### What you have to do
Starting with the first line of the data below, copy each line up to and including the one containing "without the flood.". Pictures stay out.

### Data excerpt
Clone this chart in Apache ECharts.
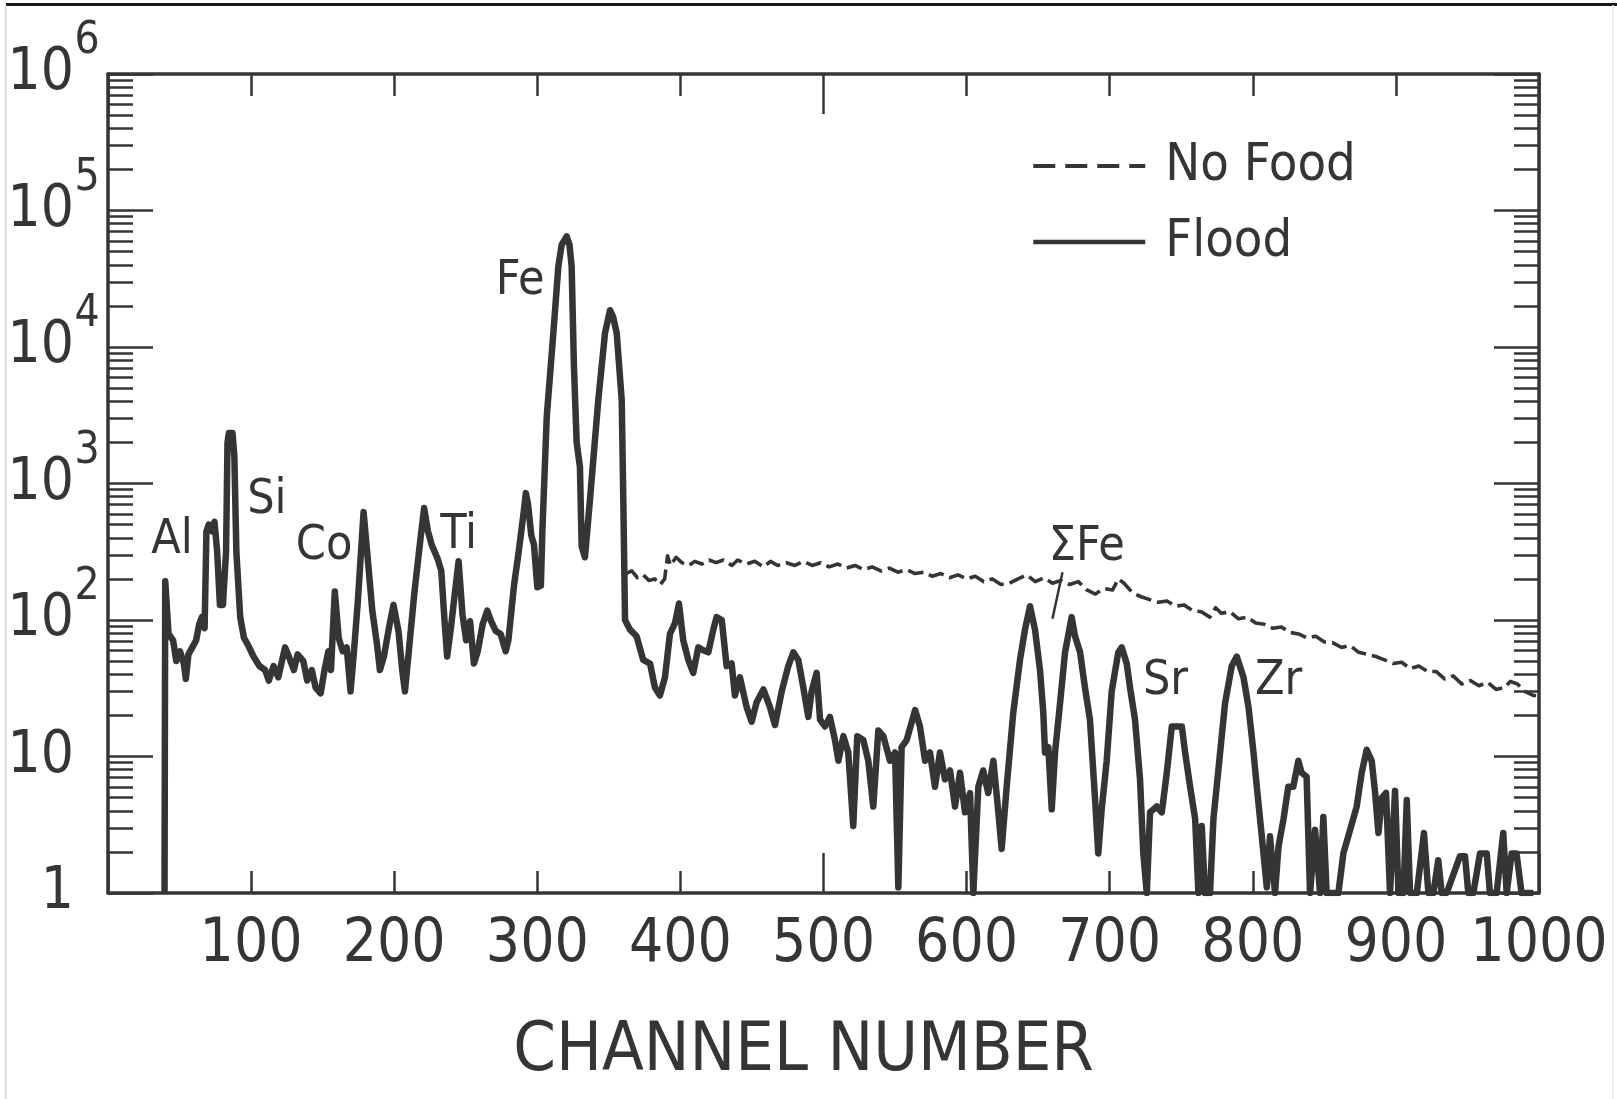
<!DOCTYPE html>
<html>
<head>
<meta charset="utf-8">
<script src="https://cdn.jsdelivr.net/npm/echarts@6.0.0/dist/echarts.min.js"></script>
<style>
  html, body { margin: 0; padding: 0; background: #ffffff; }
  #chart { width: 1617px; height: 1099px; }
</style>
</head>
<body>
<div id="chart"></div>
<script>
// X-ray fluorescence spectrum: counts per channel, with and without the flood.

const floodChannel = [
  39.5, 40, 42.3, 45.5, 47.7, 50.3, 53, 54.4, 56.2, 58.9, 61.6, 63.7, 65.6, 67.5, 68.8, 70.4, 72.8, 74.4, 76.3, 78.2,
  80.3, 82.5, 83.5, 84.5, 87, 88.3, 89.7, 92.4, 95, 97.7, 101.7, 105.8, 109.8, 112.4, 115.7, 119, 123.7, 126.4, 129.9, 132.5,
  136.5, 139.2, 142.4, 145.1, 148.6, 151.3, 154, 155.8, 158.5, 161.2, 164, 166.8, 169.5, 171.9, 174.6, 178.6, 181.5, 184.7, 188, 190,
  192.8, 196.8, 199.5, 203, 205.6, 207.5, 210.2, 214.2, 218.2, 220.9, 223.6, 226.2, 230.3, 232.9, 235, 237, 239.6, 242.3, 245, 247.7,
  250.3, 253, 255.7, 258.4, 261.8, 265, 267.7, 271, 274.4, 277.9, 279.8, 283.8, 287, 290.5, 292, 293.5, 295.8, 297.7, 300, 302.5,
  303.5, 306.6, 311.2, 314.7, 317, 320.5, 322.5, 324, 325.6, 327.5, 329.8, 331, 333.3, 336.8, 342.6, 347.3, 350.8, 353, 355.5, 359,
  360.1, 361.3, 364.8, 369.4, 374, 378.8, 382.2, 385.7, 389.2, 392.7, 396.2, 399, 402, 405.5, 409, 412.5, 416, 419.5, 423, 425.3,
  428.9, 432.3, 435.8, 438.1, 441.6, 446.3, 449.8, 453.3, 458, 462.6, 466.1, 470.8, 475.4, 478.9, 482.4, 485.9, 489.4, 491.7, 495.2, 497.6,
  501, 504.5, 508, 510.4, 513.9, 517.3, 520.8, 523.6, 527.8, 531.3, 534.8, 538.3, 541.8, 546.5, 550, 552.3, 554.6, 558.1, 564, 567.4,
  571, 574.4, 577.9, 581.4, 584.9, 588.4, 591.9, 595.4, 598.9, 602.4, 604.7, 608.2, 611.6, 615.1, 618.7, 622.2, 624.5, 628, 632.6, 637.3,
  640.8, 644.3, 647.8, 651.3, 653.6, 654.8, 657.1, 659.5, 661.8, 665.3, 668.8, 673.4, 675.8, 679.3, 682.7, 686.2, 689.7, 692, 694.4, 697.9,
  701.4, 706, 708.4, 711.9, 714.2, 717.7, 721.2, 723.5, 725.9, 728.2, 732.9, 736.4, 739.9, 743.4, 750.4, 752.7, 756.2, 759.7, 762, 764.3,
  766.6, 770.1, 772.5, 775.9, 780.6, 785.3, 788.8, 793.5, 797, 800.5, 802.8, 806.3, 809.8, 812, 815.5, 818, 821.5, 824.8, 828.3, 831.8,
  834.1, 837.6, 840, 843.5, 847, 849.3, 851.6, 855.1, 859.8, 863.3, 868, 872.6, 876.1, 879.6, 883.1, 885.5, 887.8, 890.2, 893.1, 895.9,
  899.4, 901.8, 905.3, 907.6, 909.9, 914.6, 919.6, 922.7, 926.2, 929.6, 932, 935.5, 944.8, 948.3, 950.6, 954.1, 958.8, 963.5, 965.7, 970.4,
  975, 977.4, 980.9, 984.3, 987.8, 996
];

const floodCounts = [
  1, 192, 79, 71, 50, 59, 48, 37, 56, 63, 71, 93, 105, 87, 447, 500, 447, 525, 316, 129,
  129, 316, 2000, 2340, 2340, 1580, 316, 105, 74, 66, 54, 46, 43, 36, 46, 38, 63, 54, 43, 56,
  50, 36, 43, 32, 29, 43, 59, 43, 162, 74, 59, 63, 30, 59, 138, 617, 282, 117, 66, 43,
  54, 93, 129, 83, 43, 30, 59, 162, 380, 661, 447, 355, 282, 229, 105, 54, 87, 155, 269, 110,
  71, 98, 48, 59, 93, 117, 98, 83, 79, 59, 71, 182, 316, 617, 850, 710, 417, 355, 174, 178,
  437, 3090, 12600, 38900, 56000, 64600, 56000, 38900, 7240, 2000, 1320, 347, 288, 759, 4070, 12600, 18600, 16600, 12600, 4070,
  759, 100, 85, 76, 51, 48, 32, 28, 38, 79, 95, 132, 71, 51, 41, 63, 60, 58, 85, 105,
  100, 46, 48, 28, 38, 23, 18, 25, 31, 23, 17, 30, 46, 58, 51, 32, 19.5, 30, 41, 18.6,
  16.6, 19.5, 13.2, 9.3, 14.1, 10.7, 3.1, 14.1, 13.2, 9.3, 4.3, 15.5, 14.1, 9.3, 10.7, 1.1, 11.7, 13.2, 21.9, 16.6,
  9.3, 10.7, 6.0, 10.7, 6.8, 7.9, 4.3, 7.6, 3.9, 5.4, 1, 6.0, 7.9, 5.4, 9.3, 3.9, 2.1, 6.0, 20.9, 51,
  85, 126, 85, 43, 20.9, 10.7, 11.7, 4.1, 10.7, 24.5, 58, 105, 76, 58, 32, 18.6, 5.0, 1.95, 4.1, 9.3,
  30, 58, 63, 48, 32, 18.6, 6.8, 1.95, 1, 3.9, 4.3, 3.9, 7.6, 16.6, 16.6, 10.7, 6.0, 3.5, 1, 3.1,
  1, 1, 3.5, 7.9, 24.5, 46, 54, 38, 23, 10.7, 6.0, 2.6, 1.1, 2.6, 1, 2.2, 3.5, 6.0, 6.0, 9.3,
  7.6, 7.1, 1, 2.9, 1, 3.6, 1, 1, 1, 1.95, 2.9, 4.3, 7.6, 11.2, 9.3, 5.4, 2.75, 5.0, 5.4, 1,
  5.6, 1, 1, 4.8, 1, 1, 2.75, 1, 1, 1.74, 1, 1, 1.86, 1.86, 1, 1, 1.95, 1.95, 1, 1,
  2.75, 1, 1.95, 1.95, 1, 1
];

const noFoodChannel = [
  362, 366, 370, 374, 378, 382, 386, 389, 391, 393, 397, 401, 406, 410, 415, 420, 425, 430, 436, 440,
  446, 452, 458, 463, 468, 474, 480, 486, 492, 498, 504, 510, 516, 522, 528, 534, 540, 546, 552, 558,
  564, 570, 576, 582, 588, 594, 600, 606, 612, 618, 624, 630, 636, 642, 648, 654, 660, 666, 672, 678,
  684, 690, 696, 702, 706, 710, 716, 722, 728, 734, 740, 746, 752, 758, 764, 770, 774, 778, 784, 790,
  796, 802, 808, 814, 820, 826, 832, 838, 844, 850, 856, 862, 868, 874, 880, 886, 892, 898, 904, 910,
  916, 922, 928, 934, 940, 946, 952, 958, 964, 970, 976, 980, 985, 990, 996, 998
];

const noFoodCounts = [
  219, 229, 204, 214, 195, 200, 182, 200, 295, 251, 288, 263, 251, 269, 257, 275, 263, 275, 251, 275,
  257, 269, 245, 269, 251, 263, 251, 269, 251, 263, 245, 257, 240, 251, 234, 245, 229, 240, 224, 234,
  219, 224, 209, 219, 204, 214, 200, 209, 191, 200, 182, 186, 200, 214, 191, 204, 186, 195, 182, 191,
  166, 155, 170, 166, 200, 186, 158, 148, 141, 135, 138, 126, 129, 117, 115, 105, 123, 112, 115, 102,
  105, 95, 93, 87, 89, 81, 79, 74, 76, 69, 68, 63, 65, 58, 56, 54, 51, 48, 49, 44,
  46, 42, 42, 37, 39, 34, 36, 33, 35, 31, 32, 35.5, 34, 30, 28, 28
];

// Peak names, anchored in channel / count units
const elementNames    = ['Al', 'Si', 'Co', 'Ti', 'Fe', 'ΣFe', 'Sr', 'Zr'];
const elementChannels = [44.7, 111, 151, 245, 288, 684, 739, 818];
const elementCounts   = [385, 745, 343, 419, 30400, 337, 35.7, 35.7];

// Leader from the ΣFe label down to its peak
const sumFeLeaderChannels = [667, 660];
const sumFeLeaderCounts   = [224, 102];

// Tick labels
const xTickValues = [100, 200, 300, 400, 500, 600, 700, 800, 900, 1000];
const xTickLabels = ['100', '200', '300', '400', '500', '600', '700', '800', '900', '1000'];
const yTickPowers = [0, 1, 2, 3, 4, 5, 6];
const yTickBases  = ['1', '10', '10', '10', '10', '10', '10'];
const yTickExps   = [' ', ' ', '2', '3', '4', '5', '6'];

const FONT = "'Liberation Sans Narrow', 'DejaVu Sans Condensed', 'Liberation Sans', sans-serif";
const INK = '#353535';

const zip = (xs, ys) => xs.map((x, i) => [x, ys[i]]);

const frameLine = { show: true, onZero: false, lineStyle: { color: INK, width: 3.5 } };
const hiddenLine = { show: false, onZero: false };
const tickLine = { color: INK, width: 2.5 };

function xLabel(v) {
  const i = xTickValues.indexOf(Math.round(v));
  return i < 0 ? '' : xTickLabels[i];
}

function yLabel(v) {
  const i = yTickPowers.indexOf(Math.round(Math.log10(v)));
  if (i < 0) return '';
  const base = yTickBases[i].length === 1 ? '{o|' + yTickBases[i] + '}' : '{b|' + yTickBases[i] + '}';
  return base + '{e|' + yTickExps[i] + '}';
}

const chart = echarts.init(document.getElementById('chart'), null, { renderer: 'canvas' });

chart.setOption({
  animation: false,
  backgroundColor: '#ffffff',
  textStyle: { fontFamily: FONT, color: INK },
  grid: { left: 108, right: 78, top: 74, bottom: 206, outerBoundsMode: 'none' },
  graphic: [
    { type: 'rect', silent: true, shape: { x: 6, y: 3, width: 1611, height: 3 }, style: { fill: '#161616' } },
    { type: 'rect', silent: true, shape: { x: 5, y: 5, width: 1.5, height: 1094 }, style: { fill: '#d4d4d4' } },
    { type: 'rect', silent: true, shape: { x: 1612, y: 5, width: 1.5, height: 1094 }, style: { fill: '#ececec' } }
  ],
  legend: {
    orient: 'vertical',
    left: 1031,
    top: 140,
    padding: 0,
    itemWidth: 112,
    itemHeight: 14,
    itemGap: 24,
    selectedMode: false,
    data: [
      { name: 'No Food', lineStyle: { type: [22, 10], width: 4 } },
      { name: 'Flood', lineStyle: { width: 4.5 } }
    ],
    lineStyle: { width: 4 },
    itemStyle: { color: 'rgba(0,0,0,0)', borderColor: 'rgba(0,0,0,0)', borderWidth: 0, opacity: 0 },
    textStyle: { fontFamily: FONT, fontSize: 52, lineHeight: 52, color: INK, padding: [0, 0, 0, 15] }
  },
  xAxis: [
    {
      type: 'value', min: 0, max: 1000, interval: 100, position: 'bottom',
      axisLine: frameLine,
      axisTick: { show: true, inside: true, length: 22, lineStyle: tickLine },
      axisLabel: { formatter: xLabel, fontFamily: FONT, fontSize: 60, lineHeight: 60, margin: 22, color: INK },
      splitLine: { show: false },
      name: 'CHANNEL NUMBER', nameLocation: 'middle', nameGap: 125,
      nameTextStyle: { fontFamily: FONT, fontSize: 68, lineHeight: 68, color: INK, padding: [0, 40, 0, 0] }
    },
    {
      type: 'value', min: 0, max: 1000, interval: 100, position: 'top',
      axisLine: frameLine,
      axisTick: { show: true, inside: true, length: 22, lineStyle: tickLine },
      axisLabel: { show: false }, splitLine: { show: false }
    },
    {
      type: 'value', min: 0, max: 1000, interval: 500, position: 'bottom',
      axisLine: hiddenLine,
      axisTick: { show: true, inside: true, length: 40, lineStyle: tickLine },
      axisLabel: { show: false }, splitLine: { show: false }
    },
    {
      type: 'value', min: 0, max: 1000, interval: 500, position: 'top',
      axisLine: hiddenLine,
      axisTick: { show: true, inside: true, length: 40, lineStyle: tickLine },
      axisLabel: { show: false }, splitLine: { show: false }
    }
  ],
  yAxis: [
    {
      type: 'log', logBase: 10, min: 1, max: 1e6, position: 'left',
      axisLine: frameLine,
      axisTick: { show: true, inside: true, length: 45, lineStyle: tickLine },
      minorTick: { show: true, splitNumber: 9, length: 25, lineStyle: tickLine },
      axisLabel: {
        formatter: yLabel, margin: 8, color: INK,
        rich: {
          b: { fontFamily: FONT, fontSize: 58, lineHeight: 58, color: INK },
          o: { fontFamily: FONT, fontSize: 58, lineHeight: 58, color: INK, padding: [0, 0, 0, 33] },
          e: { fontFamily: FONT, fontSize: 44, lineHeight: 44, width: 26, align: 'left', color: INK,
               padding: [0, 0, 64, 0] }
        }
      },
      splitLine: { show: false }, minorSplitLine: { show: false }
    },
    {
      type: 'log', logBase: 10, min: 1, max: 1e6, position: 'right',
      axisLine: frameLine,
      axisTick: { show: true, inside: true, length: 45, lineStyle: tickLine },
      minorTick: { show: true, splitNumber: 9, length: 25, lineStyle: tickLine },
      axisLabel: { show: false },
      splitLine: { show: false }, minorSplitLine: { show: false }
    }
  ],
  series: [
    {
      name: 'No Food',
      type: 'line',
      xAxisIndex: 0, yAxisIndex: 0,
      data: zip(noFoodChannel, noFoodCounts),
      symbol: 'none',
      z: 2,
      itemStyle: { color: INK },
      lineStyle: { color: INK, width: 3.6, type: [16, 6], join: 'round' },
      markLine: {
        silent: true,
        symbol: ['none', 'none'],
        label: { show: false },
        lineStyle: { type: 'solid', width: 2.5, color: INK },
        data: [[
          { coord: [sumFeLeaderChannels[0], sumFeLeaderCounts[0]] },
          { coord: [sumFeLeaderChannels[1], sumFeLeaderCounts[1]] }
        ]]
      }
    },
    {
      name: 'Flood',
      type: 'line',
      xAxisIndex: 0, yAxisIndex: 0,
      data: zip(floodChannel, floodCounts),
      symbol: 'none',
      z: 3,
      itemStyle: { color: INK },
      lineStyle: { color: INK, width: 6.5, join: 'round' },
      markPoint: {
        silent: true,
        symbol: 'circle',
        symbolSize: 1,
        itemStyle: { color: 'rgba(0,0,0,0)' },
        label: { show: true, position: 'inside', formatter: '{b}', fontFamily: FONT, fontSize: 48, color: INK },
        data: elementNames.map((n, i) => ({ name: n, coord: [elementChannels[i], elementCounts[i]] }))
      }
    }
  ]
});
</script>
</body>
</html>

### Full solution
Clone this chart in Apache ECharts.
<!DOCTYPE html>
<html>
<head>
<meta charset="utf-8">
<script src="https://cdn.jsdelivr.net/npm/echarts@6.0.0/dist/echarts.min.js"></script>
<style>
  html, body { margin: 0; padding: 0; background: #ffffff; }
  #chart { width: 1617px; height: 1099px; }
</style>
</head>
<body>
<div id="chart"></div>
<script>
// X-ray fluorescence spectrum: counts per channel, with and without the flood.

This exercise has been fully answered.